Bag of words is a simple classification approach which looks at the occurrence of (key) words in different classes of documents (the bags). The document which should be classified is assigned to the class, where the best mach is found between the document words and the words within the matching bag.

scikit-learn is a python machine learning library with a very nice concept for handling data from preprocessing to model building: Pipelines.

pandas is a python library which helps storing data in table like objects. It makes the handling of data within python much easier.

The following is inspired by the scikit-learn documentation.

Code

For bag of words, a text has to be tokenized, the words have to be stemmed and a classification has to be build. nltk is used for text processing. The used SnowballStemmer is also able to handle german as long as the german module is downloaded. If you don’t mind the space, you can download all nltk data with:

sudo python3 -m nltk.downloader all
import nltk
from sklearn.feature_extraction.text import CountVectorizer
from sklearn.feature_extraction.text import TfidfTransformer
from sklearn.model_selection import GridSearchCV
from sklearn.linear_model import SGDClassifier
from sklearn.pipeline import Pipeline
import pandas
import logging
import warnings
# Supress some sklearn warnings
warnings.filterwarnings("ignore", category=FutureWarning)

class ModelBuilder():
    __stemmer=None
    
    def __init__(self, language):
        self.__stemmer=nltk.stem.SnowballStemmer(language)
        logging.basicConfig(format='%(asctime)-15s %(message)s')
        self.__logger=logging.getLogger('ModelBuilder')
    
    # Taken from: https://stackoverflow.com/q/26126442
    def __stem_tokens(self, tokens, stemmer):
        stemmed = []
        for item in tokens:
            stemmed.append(stemmer.stem(item))
        return stemmed

    # Taken from: https://stackoverflow.com/q/26126442
    def __tokenize(self, text):
        tokens = nltk.tokenize.WordPunctTokenizer().tokenize(text)
        stems = stem_tokens(tokens, stemmer)
        return stems
    
    def buildModel(self, data):
        # Taken from: http://scikit-learn.org/stable/auto_examples/model_selection/
        # grid_search_text_feature_extraction.html#
        # sphx-glr-auto-examples-model-selection-grid-search-text-feature-extraction-py
        pipeline = Pipeline([
            ('vect', CountVectorizer()),
            ('tfidf', TfidfTransformer()),
            ('clf', SGDClassifier()),
        ])

        parameters = {
            'vect__max_df': (0.5, 0.75, 1.0),
            'vect__ngram_range': ((1, 1), (1, 2)),  # unigrams or bigrams
            'clf__alpha': (0.00001, 0.000001),
            'clf__penalty': ('l2', 'elasticnet'),
            'clf__max_iter': (1000,),
            'clf__tol': (1e-3,),
            # Modified huber allows getting probabilities for the classes out. 
            # See predict_proba for details
            'clf__loss':('modified_huber',)
        }

        # find the best parameters for both the feature extraction and the
        # classifier
        grid_search = GridSearchCV(pipeline, parameters, n_jobs=-1, verbose=False)

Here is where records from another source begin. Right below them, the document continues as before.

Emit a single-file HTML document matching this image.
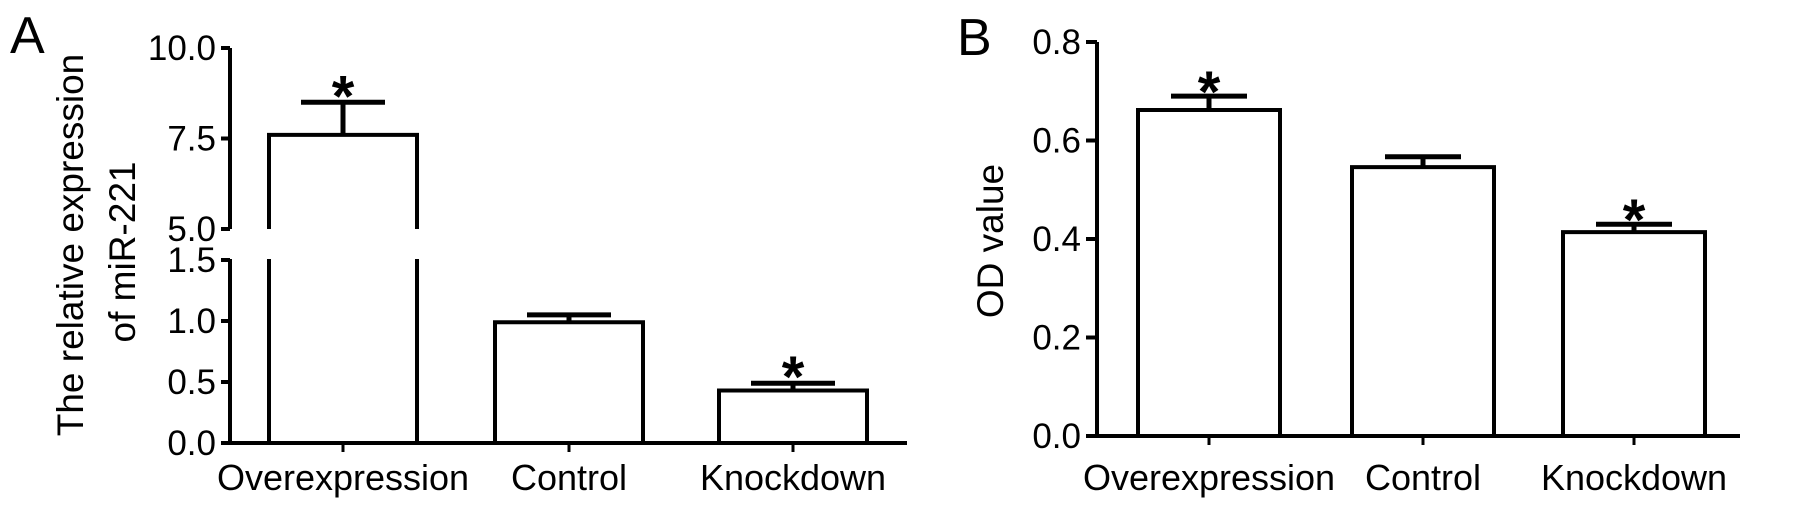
<!DOCTYPE html>
<html><head><meta charset="utf-8"><style>
html,body{margin:0;padding:0;background:#fff;}
svg{display:block;font-family:"Liberation Sans",Arial,sans-serif;}
</style></head><body>
<svg id="chart" width="1795" height="509" viewBox="0 0 1795 509">
<text x="10" y="53" font-size="52">A</text>
<text x="957" y="55" font-size="52">B</text>
<g id="pa"></g>
<g id="pb"></g>
</svg>
<script>
const categories = ["Overexpression","Control","Knockdown"];
const aValues = [7.6, 0.99, 0.43];
const aErrors = [0.9, 0.06, 0.06];
const aSig = [true, false, true];
const aTicksLow = ["0.0","0.5","1.0","1.5"];
const aTicksHigh = ["5.0","7.5","10.0"];
const bValues = [0.662, 0.546, 0.414];
const bErrors = [0.028, 0.021, 0.016];
const bSig = [true, false, true];
const bTicks = ["0.0","0.2","0.4","0.6","0.8"];

const NS="http://www.w3.org/2000/svg";
function mk(parent,tag,attrs){const e=document.createElementNS(NS,tag);for(const k in attrs)e.setAttribute(k,attrs[k]);parent.appendChild(e);return e;}
function line(p,x1,y1,x2,y2,w){return mk(p,"line",{x1,y1,x2,y2,stroke:"#000","stroke-width":w||4});}

// Panel A: broken axis
const pa=document.getElementById("pa");
function ayA(v){ if(v<=1.5) return 443 - v/0.5*61; return 229 - (v-5)/2.5*90.5; }
const axA=230, baseA=443;
line(pa,axA,48,axA,229);
line(pa,axA,259,axA,baseA+2);
line(pa,axA-2,baseA,907,baseA);
aTicksLow.concat(aTicksHigh).forEach(t=>{
  const y=ayA(parseFloat(t));
  const tk=line(pa,221,y,axA,y);
  
  
  const tx=mk(pa,"text",{x:216,y:y+12,"font-size":35,"text-anchor":"end"});
  tx.textContent=t;
  
  
});
const yt=mk(pa,"text",{transform:"translate(83,245) rotate(-90)","font-size":37,"text-anchor":"middle"});
yt.textContent="The relative expression";


const yt2=mk(pa,"text",{transform:"translate(135,252) rotate(-90)","font-size":37,"text-anchor":"middle"});
yt2.textContent="of miR-221";


const centersA=[343,569,793], bwA=148;
categories.forEach((c,i)=>{
  const cx=centersA[i], v=aValues[i], y=ayA(v), l=cx-bwA/2, r=cx+bwA/2;
  const g=mk(pa,"g",{});
  
  
  if(v>5){
    mk(g,"path",{d:`M${l},229 L${l},${y} L${r},${y} L${r},229`,fill:"none",stroke:"#000","stroke-width":4});
    line(g,l,259,l,baseA); line(g,r,259,r,baseA);
  } else {
    mk(g,"path",{d:`M${l},${baseA} L${l},${y} L${r},${y} L${r},${baseA}`,fill:"none",stroke:"#000","stroke-width":4});
  }
  const ey=ayA(v+aErrors[i]);
  const eb=mk(g,"path",{d:`M${cx},${y} L${cx},${ey} M${cx-42},${ey} L${cx+42},${ey}`,stroke:"#000","stroke-width":5,fill:"none"});
  
  
  line(pa,cx,baseA,cx,baseA+9,3);
  const lb=mk(pa,"text",{x:cx,y:490,"font-size":36,"text-anchor":"middle"});
  lb.textContent=c;
  
  
  if(aSig[i]){const s=mk(pa,"text",{x:cx,y:ey+14,"font-size":58,"font-weight":"bold","text-anchor":"middle"});s.textContent="*";
    
    }
});

// Panel B
const pb=document.getElementById("pb");
function ayB(v){return 436 - v/0.2*98.5;}
const axB=1097, baseB=436;
line(pb,axB,ayB(0.8),axB,baseB+2);
line(pb,axB-2,baseB,1740,baseB);
bTicks.forEach(t=>{
  const y=ayB(parseFloat(t));
  const tk=line(pb,1086,y,axB,y);
  
  
  const tx=mk(pb,"text",{x:1081,y:y+12,"font-size":35,"text-anchor":"end"});
  tx.textContent=t;
  
  
});
const ybt=mk(pb,"text",{transform:"translate(1003,241) rotate(-90)","font-size":37,"text-anchor":"middle"});
ybt.textContent="OD value";


const centersB=[1209,1423,1634], bwB=142;
categories.forEach((c,i)=>{
  const cx=centersB[i], v=bValues[i], y=ayB(v), l=cx-bwB/2, r=cx+bwB/2;
  const g=mk(pb,"g",{});
  
  
  mk(g,"path",{d:`M${l},${baseB} L${l},${y} L${r},${y} L${r},${baseB}`,fill:"none",stroke:"#000","stroke-width":4});
  const ey=ayB(v+bErrors[i]);
  const eb=mk(g,"path",{d:`M${cx},${y} L${cx},${ey} M${cx-38},${ey} L${cx+38},${ey}`,stroke:"#000","stroke-width":5,fill:"none"});
  
  
  line(pb,cx,baseB,cx,baseB+9,3);
  const lb=mk(pb,"text",{x:cx,y:490,"font-size":36,"text-anchor":"middle"});
  lb.textContent=c;
  
  
  if(bSig[i]){const s=mk(pb,"text",{x:cx,y:ey+16,"font-size":58,"font-weight":"bold","text-anchor":"middle"});s.textContent="*";
    
    }
});
</script>
</body></html>
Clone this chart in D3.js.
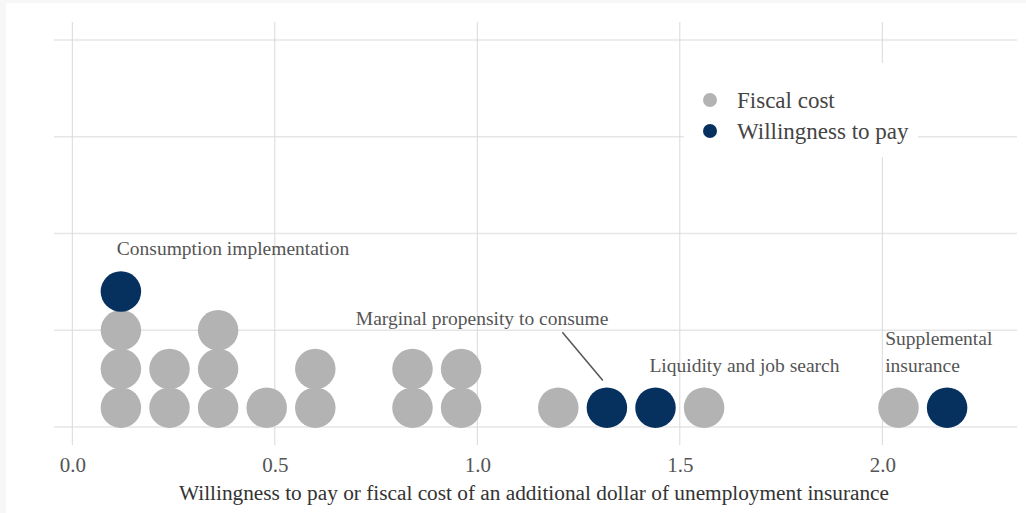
<!DOCTYPE html>
<html>
<head>
<meta charset="utf-8">
<script src="https://cdn.jsdelivr.net/npm/d3@7"></script>
<style>
  html, body { margin: 0; padding: 0; background: #f7f7f7; }
  svg { display: block; }
  text { font-family: "Liberation Serif", "Times New Roman", serif; }
</style>
</head>
<body>
<svg id="chart" width="1026" height="513"></svg>
<script>
// ---- data ----
const fiscalCostValues = [0.12, 0.12, 0.12, 0.24, 0.24, 0.36, 0.36, 0.36, 0.48, 0.60, 0.60, 0.84, 0.84, 0.96, 0.96, 1.20, 1.56, 2.04];
const willingnessValues = [0.12, 1.32, 1.44, 2.16];
const seriesNames = ["Fiscal cost", "Willingness to pay"];
const seriesColors = ["#b3b3b3", "#06315f"];
const xTickValues = [0.0, 0.5, 1.0, 1.5, 2.0];
const xTickLabels = ["0.0", "0.5", "1.0", "1.5", "2.0"];
const yGridValues = [0, 0.25, 0.5, 0.75, 1.0];
const annotations = [
  { lines: ["Consumption implementation"], x: 0.11, y: 0.445 },
  { lines: ["Marginal propensity to consume"], x: 0.70, y: 0.263 },
  { lines: ["Liquidity and job search"], x: 1.425, y: 0.142 },
  { lines: ["Supplemental", "insurance"], x: 2.007, y: 0.212 }
];
const xTitle = "Willingness to pay or fiscal cost of an additional dollar of unemployment insurance";

// ---- layout ----
const svg = d3.select("#chart");
const W = 1026, H = 513;
svg.append("rect").attr("x", 6).attr("y", 3).attr("width", W - 6).attr("height", H - 3).attr("fill", "#ffffff");

const panel = { left: 54, right: 1017, top: 22, bottom: 445 };
const x = d3.scaleLinear().domain([0, 2]).range([72.3, 882.3]);
const y = d3.scaleLinear().domain([0, 1]).range([427, 40]);
const stackStep = 0.1;          // one dot height in y units
const r = (x(0.1) - x(0)) / 2;  // dot radius

// gridlines
const g = svg.append("g");
g.selectAll("line.h").data(yGridValues).join("line")
  .attr("x1", panel.left).attr("x2", panel.right)
  .attr("y1", d => y(d)).attr("y2", d => y(d))
  .attr("stroke", "#e6e6e6").attr("stroke-width", 1.6);
g.selectAll("line.v").data(xTickValues).join("line")
  .attr("y1", panel.top).attr("y2", panel.bottom)
  .attr("x1", d => x(d)).attr("x2", d => x(d))
  .attr("stroke", "#d9d9d9").attr("stroke-width", 1);

// x axis tick labels (via d3 axis)
const xAxis = d3.axisBottom(x).tickValues(xTickValues).tickFormat((d, i) => xTickLabels[i]).tickSize(0).tickPadding(0);
const ax = svg.append("g").attr("transform", `translate(0,${panel.bottom + 12})`).call(xAxis);
ax.select(".domain").remove();
ax.selectAll("text").attr("font-family", "Liberation Serif, serif").attr("font-size", 21).attr("fill", "#555").attr("dy", "0.71em");

// axis title
svg.append("text").attr("x", 534).attr("y", 500)
  .attr("text-anchor", "middle").attr("font-size", 21.3).attr("fill", "#333").text(xTitle);

// build dot stacks: fiscal cost first, willingness stacked on top
const counts = new Map();
const dots = [];
[fiscalCostValues, willingnessValues].forEach((vals, si) => {
  vals.forEach(v => {
    const key = v.toFixed(2);
    const k = counts.get(key) || 0;
    counts.set(key, k + 1);
    dots.push({ value: v, level: k, series: si });
  });
});

// annotation texts (drawn before dots)
const ann = svg.append("g");
annotations.forEach(a => {
  const t = ann.append("text").attr("x", x(a.x)).attr("y", y(a.y))
    .attr("font-size", 19.5).attr("fill", "#555");
  a.lines.forEach((ln, i) => {
    t.append("tspan").attr("x", x(a.x)).attr("dy", i === 0 ? 0 : 27).text(ln);
  });
});
// leader line for MPC
ann.append("line")
  .attr("x1", x(1.21)).attr("y1", y(0.245))
  .attr("x2", x(1.31)).attr("y2", y(0.12))
  .attr("stroke", "#555").attr("stroke-width", 1.5);

svg.append("g").selectAll("circle").data(dots).join("circle")
  .attr("cx", d => x(d.value))
  .attr("cy", d => y((d.level + 0.5) * stackStep))
  .attr("r", r)
  .attr("fill", d => seriesColors[d.series]);

// legend
const lg = svg.append("g");
lg.append("rect").attr("x", 684).attr("y", 63).attr("width", 234).attr("height", 94).attr("fill", "#fff");
seriesNames.forEach((name, i) => {
  const cy = 100 + i * 31;
  lg.append("circle").attr("cx", 710).attr("cy", cy).attr("r", 7).attr("fill", seriesColors[i]);
  lg.append("text").attr("x", 737).attr("y", cy + 7.5).attr("font-size", 23).attr("fill", "#444").text(name);
});
</script>
</body>
</html>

        grid_search.fit(data.Text, data.Class)
        self.__logger.info("Best score: %0.3f" % grid_search.best_score_)
        self.__logger.info("Best parameters set:")
        best_parameters = grid_search.best_estimator_.get_params()
        for param_name in sorted(parameters.keys()):
            self.__logger.info("\t%s: %r" % (param_name, best_parameters[param_name]))

        return grid_search.best_estimator_

The code can be tested via the following snippet, which can be embedded as self test in the same script, where the ModelBuilder class is defined.

import unittest
 
class TestModelBuilder(unittest.TestCase):
    
    def setUp(self):
        self.__out=ModelBuilder('english')
        
        self.__testdata=pandas.DataFrame(columns=['Text', 'Class'])
        self.__testdata.loc[self.__testdata.shape[0]]=["Hello", "greeting"]
        self.__testdata.loc[self.__testdata.shape[0]]=["Hi", "greeting"]
        self.__testdata.loc[self.__testdata.shape[0]]=["How are you", "greeting"]
        self.__testdata.loc[self.__testdata.shape[0]]=["Bye", "farewell"]
        self.__testdata.loc[self.__testdata.shape[0]]=["Goodbye", "farewell"]
        self.__testdata.loc[self.__testdata.shape[0]]=["See you", "farewell"]
 
    def test_buildModel(self):
        classifier=self.__out.buildModel(data)
        classifier.predict(["See you"])
        self.assertEqual('farewell', classifier.predict(["See you"]))
        self.assertEqual('greeting', classifier.predict(["Hello"]))
 
suite = unittest.TestLoader().loadTestsFromTestCase(TestModelBuilder)
unittest.TextTestRunner().run(suite)

Instead of english, you can also use ‚german‘ as language but you need different test data. Please note, this is a simple example. For a real world use case you need more categories and examples.

The classifier can output instead of the class probabilities for classes, which may help with determining the quality of the classification in case of data which was not included in the model train data.

Usage

Create your test data or read it from file into a pandas data frame and build the model:

classifier=ModelBuilder(<language>).buildModel(<data>)

Once this is done, use it to classify unknown documents:

documentclass=classifier.predict([<text>])
documentclassProbabilities=classifier.predict_proba([<text>])